Kyrylo Romanyuk

Personal information
- Full name: Kyrylo Serhiyovych Romanyuk
- Date of birth: 21 March 2001 (age 24)
- Place of birth: Dnipropetrovsk, Ukraine
- Height: 1.85 m (6 ft 1 in)
- Position(s): Defender

Team information
- Current team: Lokomotyv Kyiv

Youth career
- 2014–2017: Dnipro
- 2017–2019: Shakhtar Donetsk

Senior career*
- Years: Team / Apps / (Gls)
- 2019–2021: Mariupol / 1 / (0)
- 2021: Feniks Synelnykove (amateurs) / 0 / (0)
- 2021–: Lokomotyv Kyiv (amateurs) / 3 / (0)

International career^{‡}
- 2016: Ukraine U15 / 3 / (0)
- 2017: Ukraine U16 / 4 / (0)

= Kyrylo Romanyuk =

Ukrainian footballer

Kyrylo Serhiyovych Romanyuk (Кирило Сергійович Романюк; born 21 March 2001) is a Ukrainian amateur football defender who plays for Lokomotyv Kyiv.

==Career==
Romanyuk is a product mainly of Dnipro and Shakhtar Donetsk youth sportive school systems.
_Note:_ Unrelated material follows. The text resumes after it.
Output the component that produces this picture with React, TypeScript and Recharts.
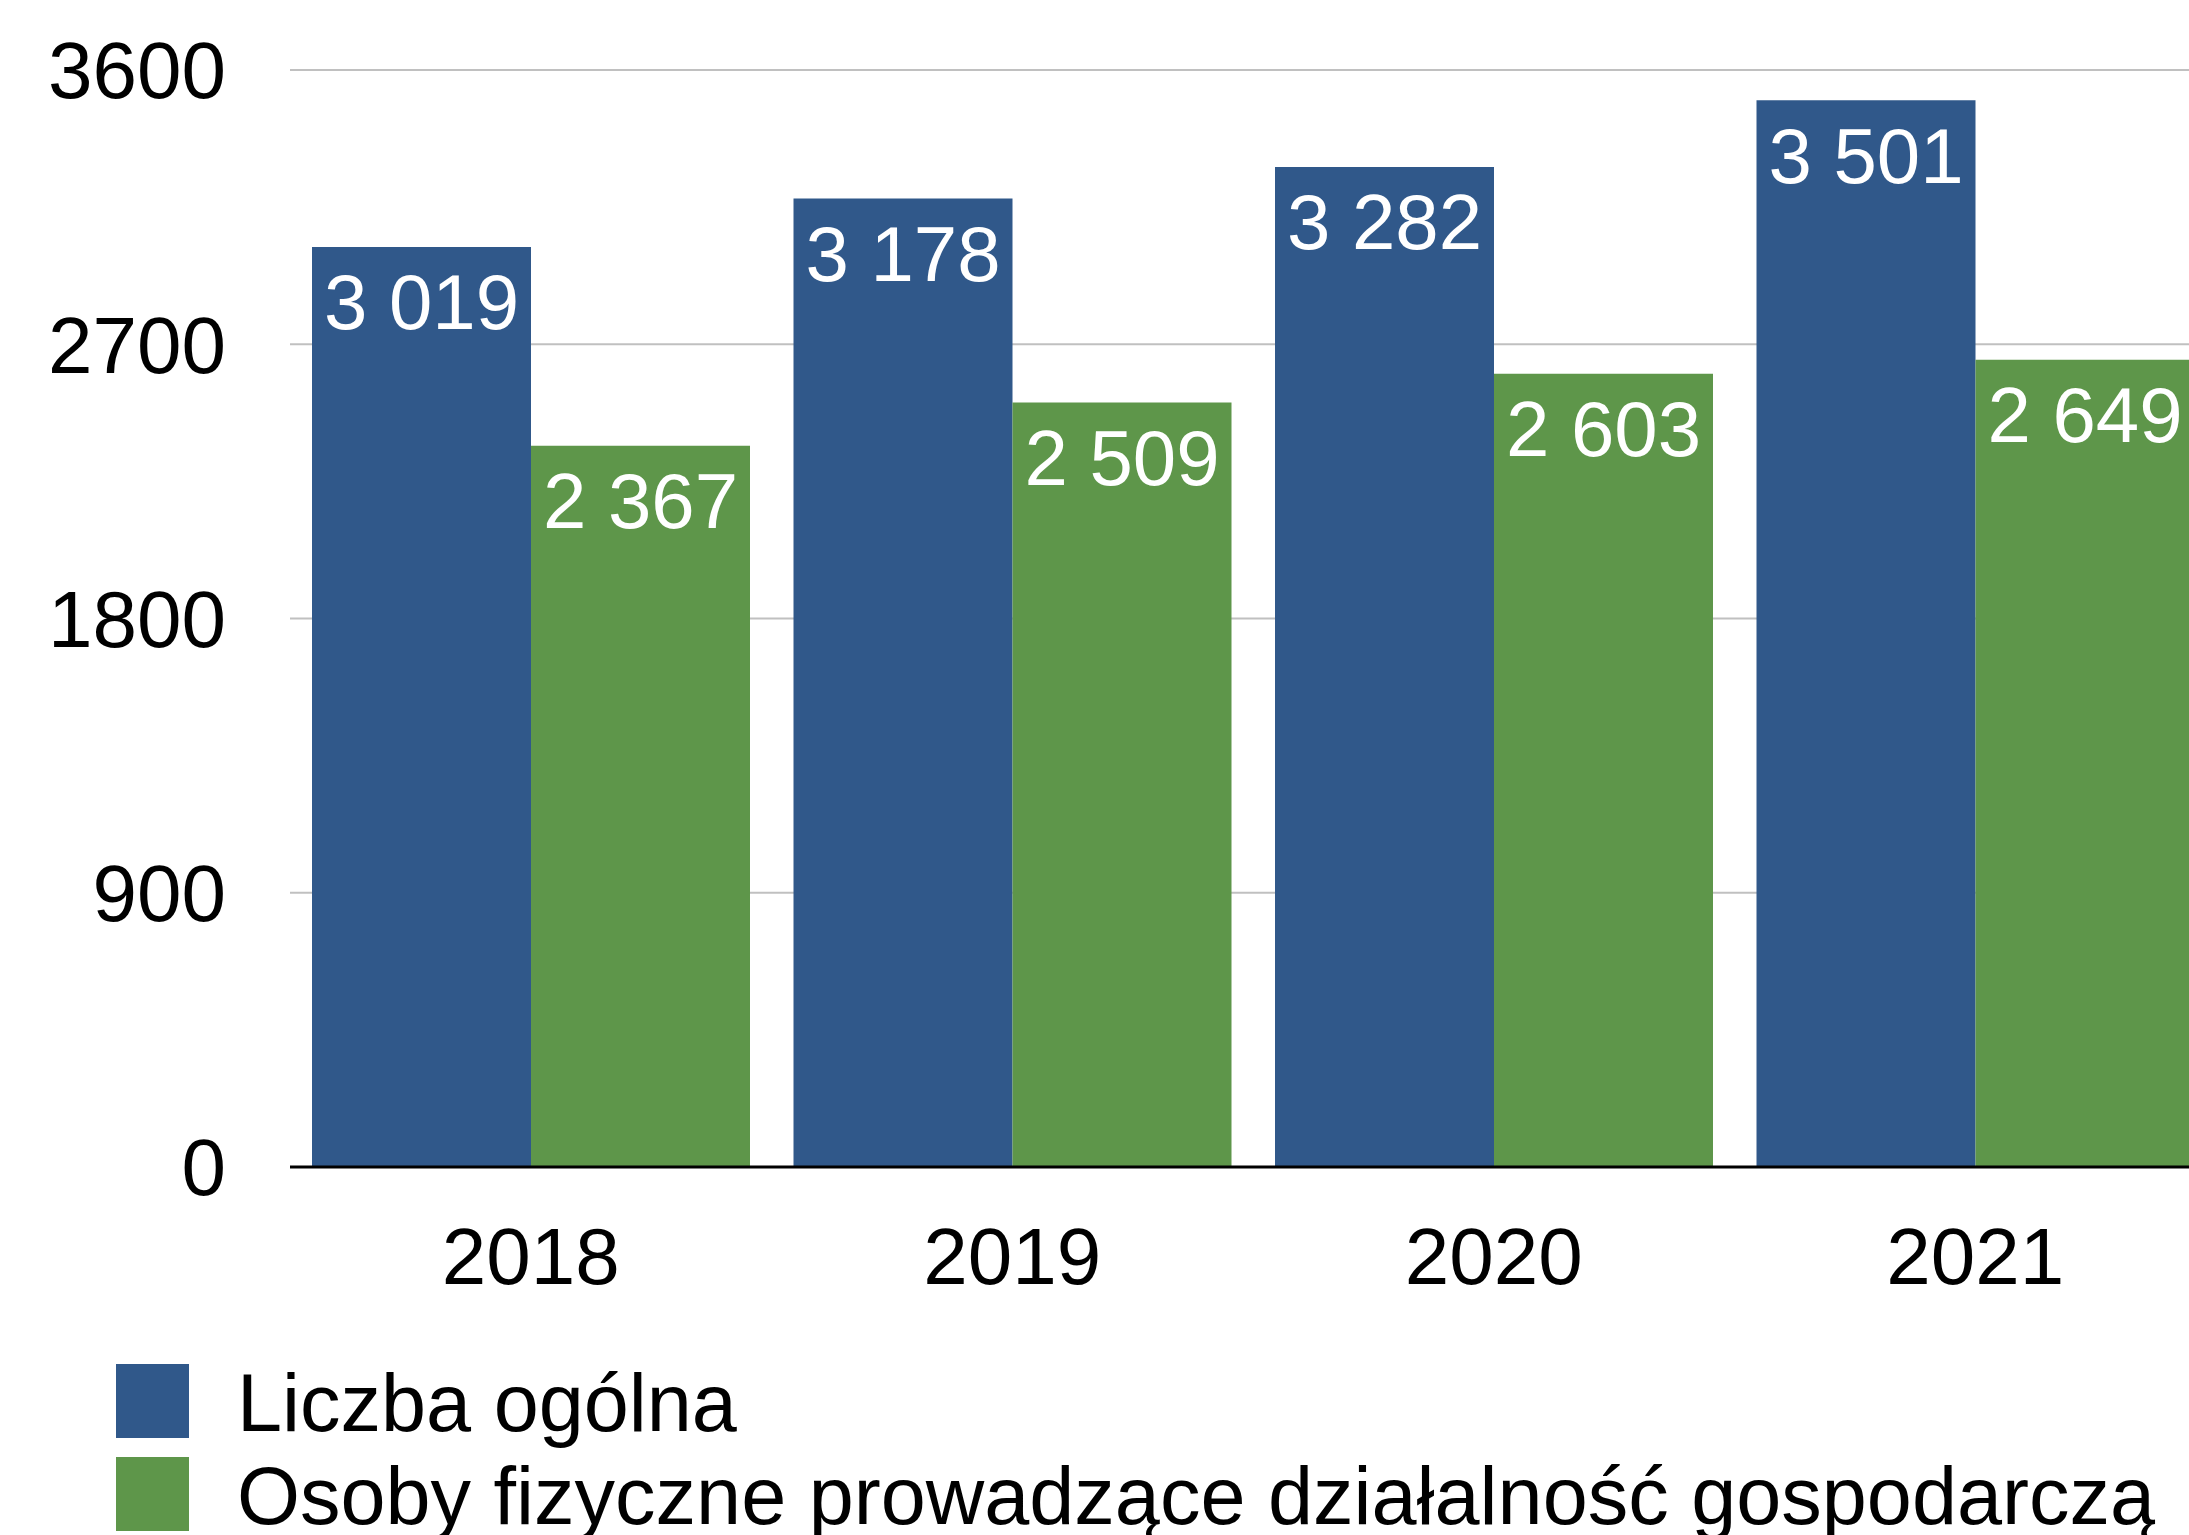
import { BarChart, Bar, XAxis, YAxis, CartesianGrid, LabelList } from "recharts";

const years = ["2018", "2019", "2020", "2021"];
const liczbaOgolna = [3019, 3178, 3282, 3501];
const osobyFizyczne = [2367, 2509, 2603, 2649];
const yTicks = [0, 900, 1800, 2700, 3600];

const BLUE = "#30588a";
const GREEN = "#5e964a";
const FONT = "'Liberation Sans', Arial, Helvetica, sans-serif";

const data = years.map((year, i) => ({
  year,
  ogolna: liczbaOgolna[i],
  osoby: osobyFizyczne[i],
}));

const fmt = (v: any) => String(v).replace(/\B(?=(\d{3})+(?!\d))/g, " ");

const legendItems = [
  { label: "Liczba ogólna", color: BLUE, top: 1364 },
  { label: "Osoby fizyczne prowadzące działalność gospodarczą", color: GREEN, top: 1457 },
];

export default function App() {
  return (
    <div
      style={{
        position: "absolute",
        left: 0,
        top: 0,
        width: 2189,
        height: 1535,
        overflow: "hidden",
        background: "#fff",
        fontFamily: FONT,
      }}
    >
      <BarChart
        width={2236}
        height={1535}
        data={data}
        margin={{ top: 70, right: 20, left: 0, bottom: 0 }}
        barCategoryGap={22}
        barGap={0}
      >
        <CartesianGrid vertical={false} stroke="#c0c0c0" strokeWidth={2} />
        <XAxis
          dataKey="year"
          height={368}
          tickLine={false}
          tickSize={0}
          tickMargin={60}
          axisLine={{ stroke: "#000", strokeWidth: 3 }}
          tick={{ fill: "#000", fontSize: 80, fontFamily: FONT }}
        />
        <YAxis
          width={290}
          domain={[0, 3600]}
          ticks={yTicks}
          interval={0}
          axisLine={false}
          tickLine={false}
          tickSize={0}
          tickMargin={64}
          tick={{ fill: "#000", fontSize: 80, fontFamily: FONT }}
        />
        <Bar dataKey="ogolna" name="Liczba ogólna" fill={BLUE} isAnimationActive={false}>
          <LabelList
            dataKey="ogolna"
            position="insideTop"
            offset={27}
            fill="#fff"
            fontSize={78}
            fontFamily={FONT}
            formatter={fmt}
          />
        </Bar>
        <Bar dataKey="osoby" name="Osoby fizyczne prowadzące działalność gospodarczą" fill={GREEN} isAnimationActive={false}>
          <LabelList
            dataKey="osoby"
            position="insideTop"
            offset={27}
            fill="#fff"
            fontSize={78}
            fontFamily={FONT}
            formatter={fmt}
          />
        </Bar>
      </BarChart>
      {legendItems.map((item) => (
        <div key={item.label}>
          <div
            style={{
              position: "absolute",
              left: 116,
              top: item.top,
              width: 73,
              height: 74,
              background: item.color,
            }}
          />
          <div
            style={{
              position: "absolute",
              left: 237,
              top: item.top - 1,
              fontSize: 81,
              lineHeight: "81px",
              color: "#000",
              whiteSpace: "nowrap",
            }}
          >
            {item.label}
          </div>
        </div>
      ))}
    </div>
  );
}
He made his début for FC Mariupol in the Ukrainian Premier League as a substituted player in the additional time of a match against defending champion FC Shakhtar Donetsk on 1 December 2019.

==Personal life==
His twin brother Bohdan is also a professional footballer.